PROBLEM STATEMENT
Starting at the first line of the listing below, repeat each line up to and including the one containing "box_underline = [False, False, True, True]". Leave out pictures.

DATA EXTRACT
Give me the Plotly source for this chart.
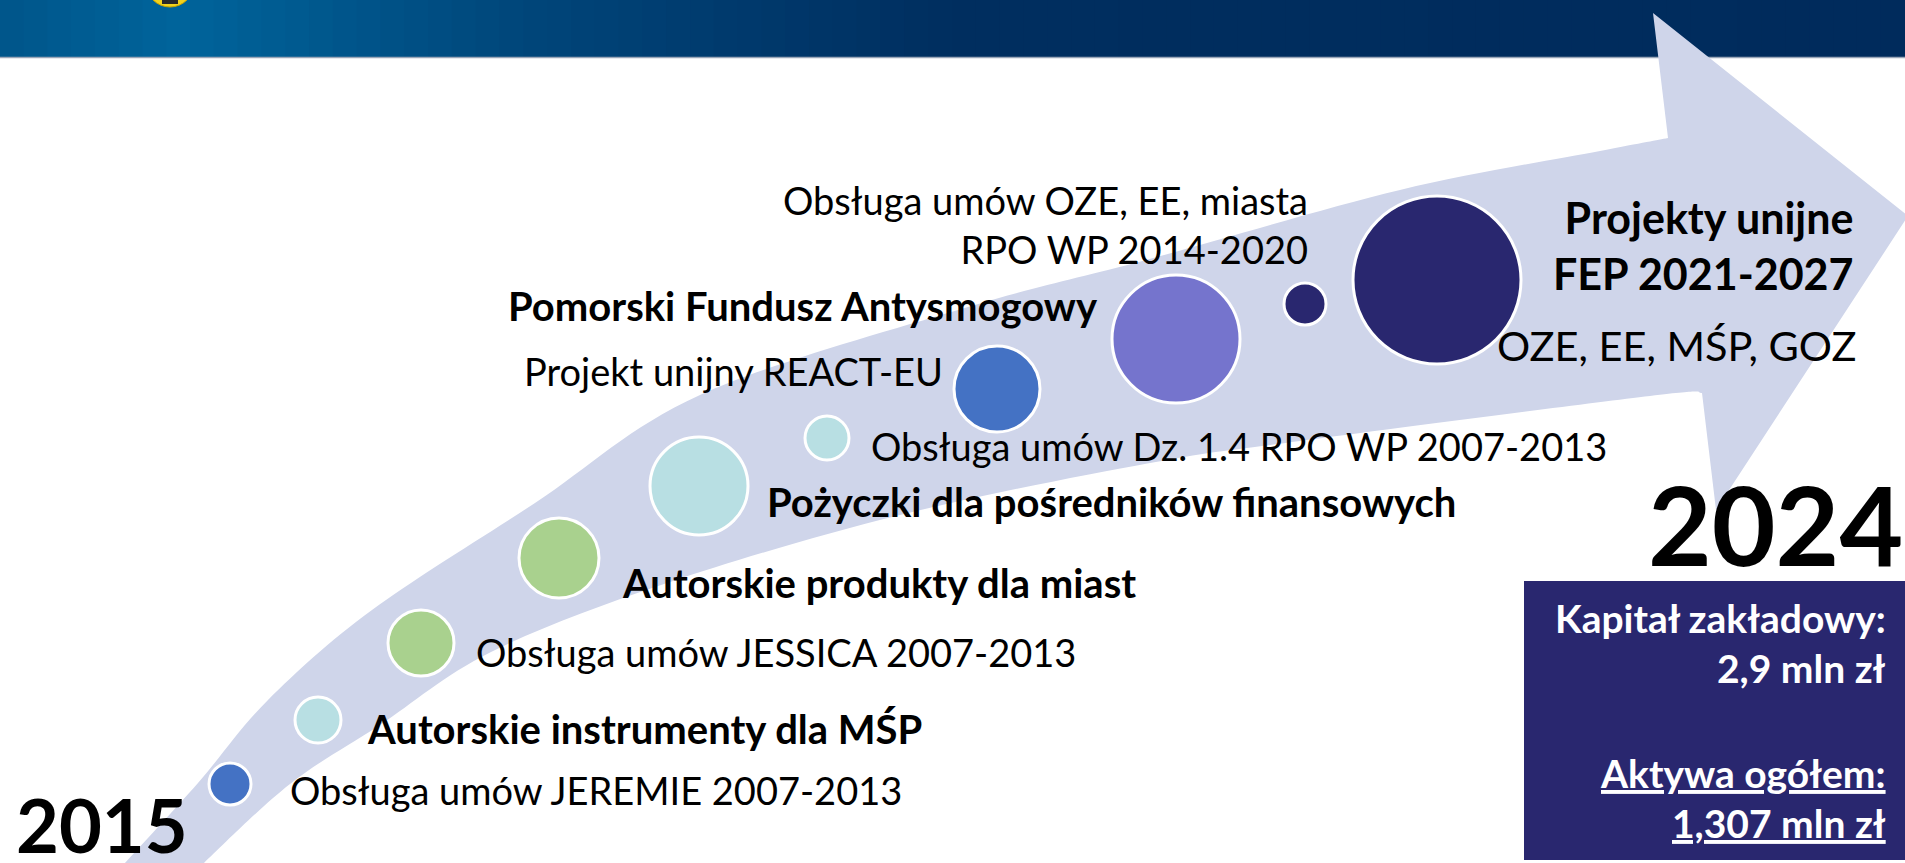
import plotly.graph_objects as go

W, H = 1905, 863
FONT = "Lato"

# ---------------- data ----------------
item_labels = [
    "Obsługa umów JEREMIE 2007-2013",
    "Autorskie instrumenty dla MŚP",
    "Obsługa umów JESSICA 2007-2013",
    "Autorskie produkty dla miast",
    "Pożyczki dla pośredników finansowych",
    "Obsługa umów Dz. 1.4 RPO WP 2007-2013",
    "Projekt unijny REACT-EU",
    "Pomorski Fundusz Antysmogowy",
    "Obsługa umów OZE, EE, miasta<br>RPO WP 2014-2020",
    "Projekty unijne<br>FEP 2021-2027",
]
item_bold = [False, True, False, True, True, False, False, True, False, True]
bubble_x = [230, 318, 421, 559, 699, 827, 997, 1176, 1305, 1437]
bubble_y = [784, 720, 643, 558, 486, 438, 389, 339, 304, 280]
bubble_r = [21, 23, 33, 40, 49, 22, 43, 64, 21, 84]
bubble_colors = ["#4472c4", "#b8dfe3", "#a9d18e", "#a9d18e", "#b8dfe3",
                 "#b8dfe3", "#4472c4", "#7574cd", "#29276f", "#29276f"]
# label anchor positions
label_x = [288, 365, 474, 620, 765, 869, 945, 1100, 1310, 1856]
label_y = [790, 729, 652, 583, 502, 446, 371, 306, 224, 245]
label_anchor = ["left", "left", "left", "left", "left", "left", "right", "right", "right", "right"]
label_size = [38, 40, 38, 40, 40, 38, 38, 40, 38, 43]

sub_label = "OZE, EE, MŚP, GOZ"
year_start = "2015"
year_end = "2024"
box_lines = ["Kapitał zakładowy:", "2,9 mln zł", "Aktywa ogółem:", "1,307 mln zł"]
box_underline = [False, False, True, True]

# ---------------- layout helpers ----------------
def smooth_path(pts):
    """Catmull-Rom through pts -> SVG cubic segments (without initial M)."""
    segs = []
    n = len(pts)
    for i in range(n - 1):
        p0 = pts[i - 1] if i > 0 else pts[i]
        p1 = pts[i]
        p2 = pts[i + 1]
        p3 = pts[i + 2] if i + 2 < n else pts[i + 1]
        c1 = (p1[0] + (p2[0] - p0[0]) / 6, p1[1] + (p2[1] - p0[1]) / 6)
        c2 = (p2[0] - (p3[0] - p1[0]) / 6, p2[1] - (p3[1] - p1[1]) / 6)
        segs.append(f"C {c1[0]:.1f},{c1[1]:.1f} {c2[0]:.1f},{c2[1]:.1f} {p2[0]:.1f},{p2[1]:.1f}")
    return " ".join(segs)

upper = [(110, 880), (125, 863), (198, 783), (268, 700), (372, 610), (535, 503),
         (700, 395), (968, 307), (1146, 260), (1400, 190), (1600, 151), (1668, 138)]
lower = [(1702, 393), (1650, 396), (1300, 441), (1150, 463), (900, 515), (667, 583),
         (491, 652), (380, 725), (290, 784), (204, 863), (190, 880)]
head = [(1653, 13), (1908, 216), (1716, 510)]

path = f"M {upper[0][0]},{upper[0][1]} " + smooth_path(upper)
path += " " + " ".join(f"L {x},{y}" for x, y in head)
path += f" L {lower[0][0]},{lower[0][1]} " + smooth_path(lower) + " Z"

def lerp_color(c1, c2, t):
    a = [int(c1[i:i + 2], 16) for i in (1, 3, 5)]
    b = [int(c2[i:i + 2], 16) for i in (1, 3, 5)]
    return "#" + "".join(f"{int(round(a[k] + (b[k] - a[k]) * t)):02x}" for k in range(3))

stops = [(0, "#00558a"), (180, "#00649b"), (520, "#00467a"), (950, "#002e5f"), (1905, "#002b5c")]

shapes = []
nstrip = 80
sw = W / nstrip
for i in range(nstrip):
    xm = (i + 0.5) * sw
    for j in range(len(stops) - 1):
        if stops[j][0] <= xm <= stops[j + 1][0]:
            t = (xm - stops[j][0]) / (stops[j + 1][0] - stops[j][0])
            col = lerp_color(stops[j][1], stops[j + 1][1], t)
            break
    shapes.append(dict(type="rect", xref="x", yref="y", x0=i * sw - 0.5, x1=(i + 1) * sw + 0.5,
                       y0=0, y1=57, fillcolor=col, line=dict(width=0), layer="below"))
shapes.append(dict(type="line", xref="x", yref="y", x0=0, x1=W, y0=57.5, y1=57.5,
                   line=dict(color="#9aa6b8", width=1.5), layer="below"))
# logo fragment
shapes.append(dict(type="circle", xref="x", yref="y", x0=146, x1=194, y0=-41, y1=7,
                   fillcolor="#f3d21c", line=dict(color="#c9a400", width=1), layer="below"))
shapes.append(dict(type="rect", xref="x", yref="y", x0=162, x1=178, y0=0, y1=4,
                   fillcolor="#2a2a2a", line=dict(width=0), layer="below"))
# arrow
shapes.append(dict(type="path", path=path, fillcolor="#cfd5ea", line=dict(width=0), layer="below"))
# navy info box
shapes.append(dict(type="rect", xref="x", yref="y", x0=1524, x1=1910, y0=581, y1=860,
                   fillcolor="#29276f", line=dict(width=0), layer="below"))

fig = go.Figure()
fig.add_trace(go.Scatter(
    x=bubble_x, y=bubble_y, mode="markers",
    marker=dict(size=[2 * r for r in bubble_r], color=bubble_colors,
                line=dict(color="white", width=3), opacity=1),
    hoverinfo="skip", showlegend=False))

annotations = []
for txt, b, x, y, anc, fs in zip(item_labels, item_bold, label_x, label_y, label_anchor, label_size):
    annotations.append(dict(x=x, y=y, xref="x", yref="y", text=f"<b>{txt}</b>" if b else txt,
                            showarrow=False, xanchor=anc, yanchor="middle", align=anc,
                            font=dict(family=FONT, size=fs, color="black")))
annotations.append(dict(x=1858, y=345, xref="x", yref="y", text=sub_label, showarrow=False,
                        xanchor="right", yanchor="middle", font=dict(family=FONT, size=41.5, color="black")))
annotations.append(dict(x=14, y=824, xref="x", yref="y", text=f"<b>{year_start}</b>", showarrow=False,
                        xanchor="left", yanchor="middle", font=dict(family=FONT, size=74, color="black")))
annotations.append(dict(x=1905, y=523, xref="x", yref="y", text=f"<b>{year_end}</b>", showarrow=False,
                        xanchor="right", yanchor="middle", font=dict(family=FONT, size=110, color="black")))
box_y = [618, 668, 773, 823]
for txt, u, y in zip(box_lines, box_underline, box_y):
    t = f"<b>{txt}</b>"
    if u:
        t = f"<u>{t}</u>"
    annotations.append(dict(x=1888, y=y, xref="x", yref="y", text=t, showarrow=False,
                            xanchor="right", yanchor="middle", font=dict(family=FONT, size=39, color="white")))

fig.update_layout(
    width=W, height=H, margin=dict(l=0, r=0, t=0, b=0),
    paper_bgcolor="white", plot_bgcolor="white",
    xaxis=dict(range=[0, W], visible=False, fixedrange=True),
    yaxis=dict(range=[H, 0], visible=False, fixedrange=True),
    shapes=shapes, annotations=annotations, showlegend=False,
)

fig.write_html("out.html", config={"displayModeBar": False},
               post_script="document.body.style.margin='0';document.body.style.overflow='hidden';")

EXERCISE ANSWER
Give me the Plotly source for this chart.
import plotly.graph_objects as go

W, H = 1905, 863
FONT = "Lato"

# ---------------- data ----------------
item_labels = [
    "Obsługa umów JEREMIE 2007-2013",
    "Autorskie instrumenty dla MŚP",
    "Obsługa umów JESSICA 2007-2013",
    "Autorskie produkty dla miast",
    "Pożyczki dla pośredników finansowych",
    "Obsługa umów Dz. 1.4 RPO WP 2007-2013",
    "Projekt unijny REACT-EU",
    "Pomorski Fundusz Antysmogowy",
    "Obsługa umów OZE, EE, miasta<br>RPO WP 2014-2020",
    "Projekty unijne<br>FEP 2021-2027",
]
item_bold = [False, True, False, True, True, False, False, True, False, True]
bubble_x = [230, 318, 421, 559, 699, 827, 997, 1176, 1305, 1437]
bubble_y = [784, 720, 643, 558, 486, 438, 389, 339, 304, 280]
bubble_r = [21, 23, 33, 40, 49, 22, 43, 64, 21, 84]
bubble_colors = ["#4472c4", "#b8dfe3", "#a9d18e", "#a9d18e", "#b8dfe3",
                 "#b8dfe3", "#4472c4", "#7574cd", "#29276f", "#29276f"]
# label anchor positions
label_x = [288, 365, 474, 620, 765, 869, 945, 1100, 1310, 1856]
label_y = [790, 729, 652, 583, 502, 446, 371, 306, 224, 245]
label_anchor = ["left", "left", "left", "left", "left", "left", "right", "right", "right", "right"]
label_size = [38, 40, 38, 40, 40, 38, 38, 40, 38, 43]

sub_label = "OZE, EE, MŚP, GOZ"
year_start = "2015"
year_end = "2024"
box_lines = ["Kapitał zakładowy:", "2,9 mln zł", "Aktywa ogółem:", "1,307 mln zł"]
box_underline = [False, False, True, True]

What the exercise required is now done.